[EMAIL PROTECTED] wrote:
> Improved mail delivery techniques aside, if one WERE foolish enough to
> use sendmail with mbox-formatted files, isn't reading the Content-Length
> field (as it is set by sendmail at delivery time) the proper technique to
> use to determine the length of each message?
This discussion comes up periodically just far enough apart that it all
falls out of my brain between times. Allow me to recap so I can get it
all paged back in.
It is only a specific file format where you get into trouble. The file
format that causes the problem is the one that uses the string "From "
at the beginning of a line to separate messages. Although I'm pretty
sure this is called the BSD mailbox format, I'm not 100% positive If you
avoid this format you have no problems. I'm not clear on "mbox" versus
"mailbox", the key is the separator line.
If you're stuck using the format of mail box there are two common
techniques that attempt to handle it. One technique is often termed "From
" munging or mangling and consists of sticking a character, usually a ">"
in front of any occurrences of "From " at the beginning of a line. The
other technique is to add a "Content-Length" header which all tools are
supposed to use to "jump over" the body when they're looking for the
next message in the file. A third, less common, technique is to use
quoted-printable encoding on the "From ".
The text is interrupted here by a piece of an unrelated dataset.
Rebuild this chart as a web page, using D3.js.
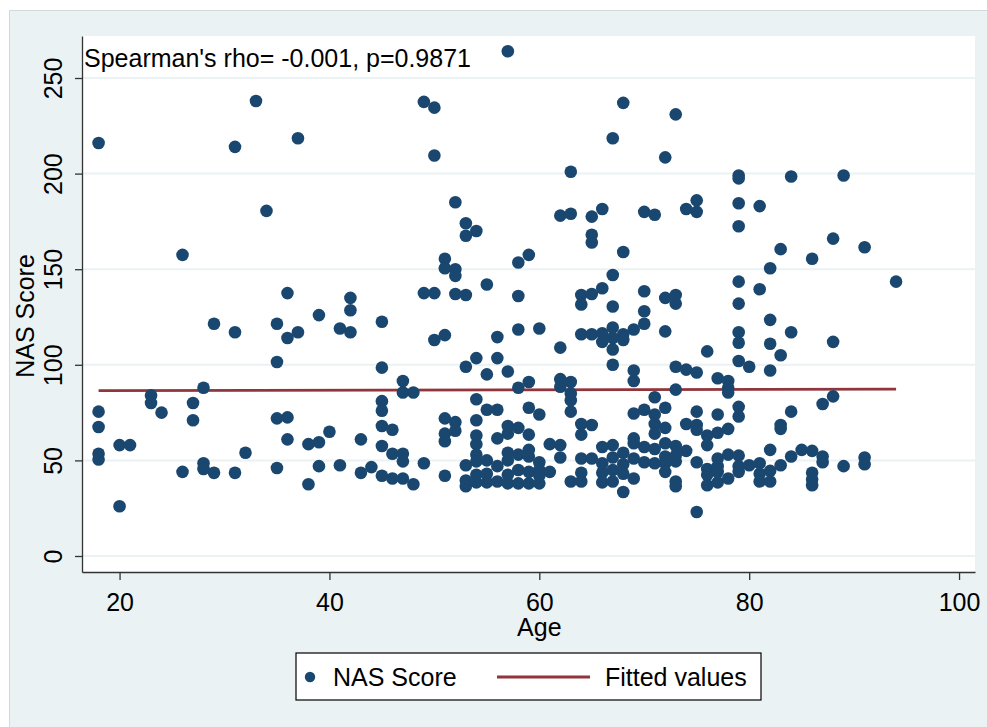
<!DOCTYPE html>
<html>
<head>
<meta charset="utf-8">
<script src="https://cdn.jsdelivr.net/npm/d3@7"></script>
<style>
  body { margin: 0; background: #fff; }
  svg text { font-family: "Liberation Sans", Arial, sans-serif; fill: #000; }
</style>
</head>
<body>
<div id="chart"></div>
<script>
// ages that have at least one patient, and the NAS scores seen at each age
const ages = [18, 20, 21, 23, 24, 26, 27, 28, 29, 31, 32, 33, 34, 35, 36, 37, 38, 39, 40, 41,
  42, 43, 44, 45, 46, 47, 48, 49, 50, 51, 52, 53, 54, 55, 56, 57, 58, 59, 60, 61,
  62, 63, 64, 65, 66, 67, 68, 69, 70, 71, 72, 73, 74, 75, 76, 77, 78, 79, 80, 81,
  82, 83, 84, 85, 86, 87, 88, 89, 91, 94];

const scoresAtAge = [
  [216, 75.5, 67.5, 53.5, 50.5],          // 18
  [58, 26],                               // 20
  [58],                                   // 21
  [84, 80],                               // 23
  [75],                                   // 24
  [157.5, 44],                            // 26
  [80, 71],                               // 27
  [88, 48.5, 45.5],                       // 28
  [121.5, 43.5],                          // 29
  [214, 117, 43.5],                       // 31
  [54],                                   // 32
  [238],                                  // 33
  [180.5],                                // 34
  [121.5, 101.5, 72, 46],                 // 35
  [137.5, 114, 72.5, 61],                 // 36
  [218.5, 117],                           // 37
  [58.5, 37.5],                           // 38
  [126, 59.5, 47],                        // 39
  [65],                                   // 40
  [119, 47.5],                            // 41
  [135, 128.5, 117],                      // 42
  [61, 43.5],                             // 43
  [46.5],                                 // 44
  [122.5, 98.5, 81, 76, 68, 57.5, 42],    // 45
  [66, 53.5, 40.5],                       // 46
  [91.5, 85.5, 53.5, 49.5, 40.5],         // 47
  [85.5, 37.5],                           // 48
  [237.5, 137.5, 48.5],                   // 49
  [234.5, 209.5, 137.5, 113],             // 50
  [155.5, 150.5, 115.5, 72, 64, 60, 42],  // 51
  [185, 150, 146.5, 137, 70, 65.5],       // 52
  [174, 167.5, 136.5, 99, 47.5, 39.5, 36.5], // 53
  [170, 103.5, 82, 71, 63, 58.5, 53, 49.5, 42.5, 38.5], // 54
  [142, 95, 76.5, 50, 43, 38.5],          // 55
  [114.5, 103.5, 76.5, 61.5, 47, 39],     // 56
  [264, 96.5, 68, 64, 54, 50, 42.5, 38],  // 57
  [153.5, 136, 118.5, 88, 67, 53, 45, 38], // 58
  [157.5, 91, 77.5, 63.5, 55.5, 52, 44, 38], // 59
  [119, 74, 49, 45, 42, 38],              // 60
  [58.5, 44],                             // 61
  [178, 109, 92.5, 88.5, 58, 51.5],       // 62
  [201, 179, 91, 85, 81.5, 75.5, 39],     // 63
  [136.5, 131.5, 116, 69, 63.5, 51, 43.5, 39], // 64
  [177.5, 168, 164, 137, 116, 68.5, 51],  // 65
  [181.5, 140, 116.5, 112, 57, 48.5, 43.5, 38.5], // 66
  [218.5, 147, 130.5, 119.5, 114, 108, 100, 58, 51.5, 45, 39], // 67
  [237, 159, 116, 113, 54, 48, 43, 33.5], // 68
  [118.5, 97, 91.5, 74.5, 61.5, 59, 51, 40.5], // 69
  [180, 138.5, 128, 121.5, 76.5, 57, 49], // 70
  [178.5, 83, 74, 69, 64, 56, 48.5],      // 71
  [208.5, 135, 117.5, 77.5, 67, 59, 52, 48.5, 44], // 72
  [231, 136.5, 132, 99, 87, 57.5, 52.5, 49.5, 39, 36.5], // 73
  [181.5, 97.5, 69, 55],                  // 74
  [186, 180, 96, 75.5, 68.5, 66, 49, 23], // 75
  [107, 63, 58, 45.5, 42.5, 37],          // 76
  [93, 74, 64.5, 51, 47, 44, 38.5],       // 77
  [91.5, 88, 85.5, 66.5, 53, 40.5],       // 78
  [199, 197.5, 184.5, 172.5, 143.5, 132, 117, 111.5, 102, 78, 73, 52.5, 47, 44], // 79
  [99, 47.5],                             // 80
  [183, 139.5, 48.5, 43, 39],             // 81
  [150.5, 123.5, 111, 97, 55.5, 44.5, 39], // 82
  [160.5, 105, 68.5, 66.5, 47.5],         // 83
  [198.5, 117, 75.5, 52],                 // 84
  [55.5],                                 // 85
  [155.5, 55, 43.5, 40, 37],              // 86
  [79.5, 52, 49],                         // 87
  [166, 112, 83.5],                       // 88
  [199, 47],                              // 89
  [161.5, 51.5, 48],                      // 91
  [143.5]                                 // 94
];

// linear fit
const fitAge = [18, 94];
const fitScore = [86.5, 87.3];

const xTicks = [20, 40, 60, 80, 100];
const yTicks = [0, 50, 100, 150, 200, 250];
const statLabel = "Spearman's rho= -0.001, p=0.9871";

const W = 987, H = 727;
const bg = "#eaf2f3", navy = "#1a476f", maroon = "#90353b";
const plot = { left: 82, right: 975, top: 36, bottom: 572 };
const fs = 25;

const points = [];
ages.forEach((a, i) => scoresAtAge[i].forEach(s => points.push({ age: a, score: s })));

const x = d3.scaleLinear().domain([16.42, 101.52]).range([plot.left, plot.right]);
const y = d3.scaleLinear().domain([-8.37, 271.97]).range([plot.bottom, plot.top]);

const svg = d3.select("#chart").append("svg")
    .attr("width", W).attr("height", H);

// graph region
svg.append("rect")
    .attr("x", 9.5).attr("y", 10.5)
    .attr("width", W - 9).attr("height", H - 10)
    .attr("fill", bg).attr("stroke", "#d2d9db");

// plot region
svg.append("rect")
    .attr("x", plot.left).attr("y", plot.top)
    .attr("width", plot.right - plot.left).attr("height", plot.bottom - plot.top)
    .attr("fill", "#fff");

// horizontal grid
svg.append("g").selectAll("line")
    .data(yTicks)
    .join("line")
    .attr("x1", plot.left).attr("x2", plot.right)
    .attr("y1", d => y(d)).attr("y2", d => y(d))
    .attr("stroke", bg).attr("stroke-width", 2);

svg.append("text")
    .attr("x", 84).attr("y", 67)
    .attr("font-size", fs)
    .text(statLabel);

// fitted line
svg.append("path")
    .datum(fitAge.map((a, i) => [a, fitScore[i]]))
    .attr("d", d3.line().x(d => x(d[0])).y(d => y(d[1])))
    .attr("stroke", maroon).attr("stroke-width", 2.8).attr("fill", "none");

svg.append("g").selectAll("circle")
    .data(points)
    .join("circle")
    .attr("cx", d => x(d.age))
    .attr("cy", d => y(d.score))
    .attr("r", 6.3)
    .attr("fill", navy);

// axes
const yAxis = svg.append("g")
    .attr("transform", `translate(${plot.left},0)`)
    .call(d3.axisLeft(y).tickValues(yTicks).tickSize(7).tickSizeOuter(0).tickFormat(d3.format("d")));
yAxis.selectAll("text")
    .attr("x", null).attr("dy", null)
    .attr("transform", "translate(-20,0) rotate(-90)")
    .attr("text-anchor", "middle")
    .attr("font-size", fs);

const xAxis = svg.append("g")
    .attr("transform", `translate(0,${plot.bottom})`)
    .call(d3.axisBottom(x).tickValues(xTicks).tickSize(8).tickSizeOuter(0).tickPadding(13).tickFormat(d3.format("d")));
xAxis.selectAll("text").attr("font-size", fs);

svg.selectAll(".domain, .tick line").attr("stroke", "#333").attr("stroke-width", 1.3);
svg.selectAll(".tick text").attr("fill", "#000").attr("font-family", "Liberation Sans, Arial, sans-serif");

svg.append("text")
    .attr("x", (x(20) + x(100)) / 2).attr("y", 636)
    .attr("text-anchor", "middle").attr("font-size", fs)
    .text("Age");

svg.append("text")
    .attr("transform", `translate(34,${(plot.top + plot.bottom) / 2 + 12}) rotate(-90)`)
    .attr("text-anchor", "middle").attr("font-size", fs)
    .text("NAS Score");

// legend
const lg = svg.append("g");
lg.append("rect")
    .attr("x", 296).attr("y", 653).attr("width", 465).attr("height", 47)
    .attr("fill", "#fff").attr("stroke", "#000").attr("stroke-width", 1.2);
lg.append("circle").attr("cx", 310).attr("cy", 677).attr("r", 5.2).attr("fill", navy);
lg.append("text").attr("x", 333).attr("y", 686).attr("font-size", fs).text("NAS Score");
lg.append("line").attr("x1", 497).attr("x2", 590).attr("y1", 677).attr("y2", 677)
    .attr("stroke", maroon).attr("stroke-width", 2.8);
lg.append("text").attr("x", 605).attr("y", 686).attr("font-size", fs).text("Fitted values");
</script>
</body>
</html>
The biggest problem with Content-Length is that it only takes one tool that
alters mail and that doesn't know about it to break your mail box file.
And that might not have been one of your tools, it might be something
on a system between you and the sender. There's a discussion between
Jamie Zawinski of Netscape and others on this subject available at:
http://home.netscape.com/eng/mozilla/2.0/relnotes/demo/content-length.html
The conclusion of that discussion is that the format is bad, "From "
munging is bad but less bad than Content-Length. The exact quote regarding
Content-Length is "... format is non-portable, easily corruptible, and
overall, brain-damaged".
Sendmail isn't really the problem. It's (normally? always?) the local
delivery agent that does either the "From " munging or maybe inserts or
updates a Content-Length header. Sendmail, rather SMTP, very clearly
separates headers from body and one mail from the next so there's no chance
of intertwining on an incoming SMTP connection. If you're set up to use
procmail as the local delivery agent (Red Hat Linux systems come this way)
then it further depends on what procmail uses to store the mail.
If you're using nmh/MH there is no good reason to let your mail be exposed
to the damage that is possible by storing it in a brain dead format.
Here's the simplest possible .procmailrc file. With this and a sendmail
set up to use procmail for local delivery or a .forward file set up to pipe
mail into procmail all your mail will go into your MH/nmh inbox folder and
never be at risk. For a Red Hat Linux system all you've gotta do is create
a .procmailrc file and STOP using inc (as it's unnecessary once procmail
is delivering right into your MH inbox).
--begin---Sample ~/.procmailrc ------cut here---------------
:0 w :inbox/.lock
| /usr/lib/mh/rcvstore +inbox
--end-----Sample ~/.procmailrc ------cut here---------------
-Hal <*>
-Friends don't let friends use BSD mailbox files.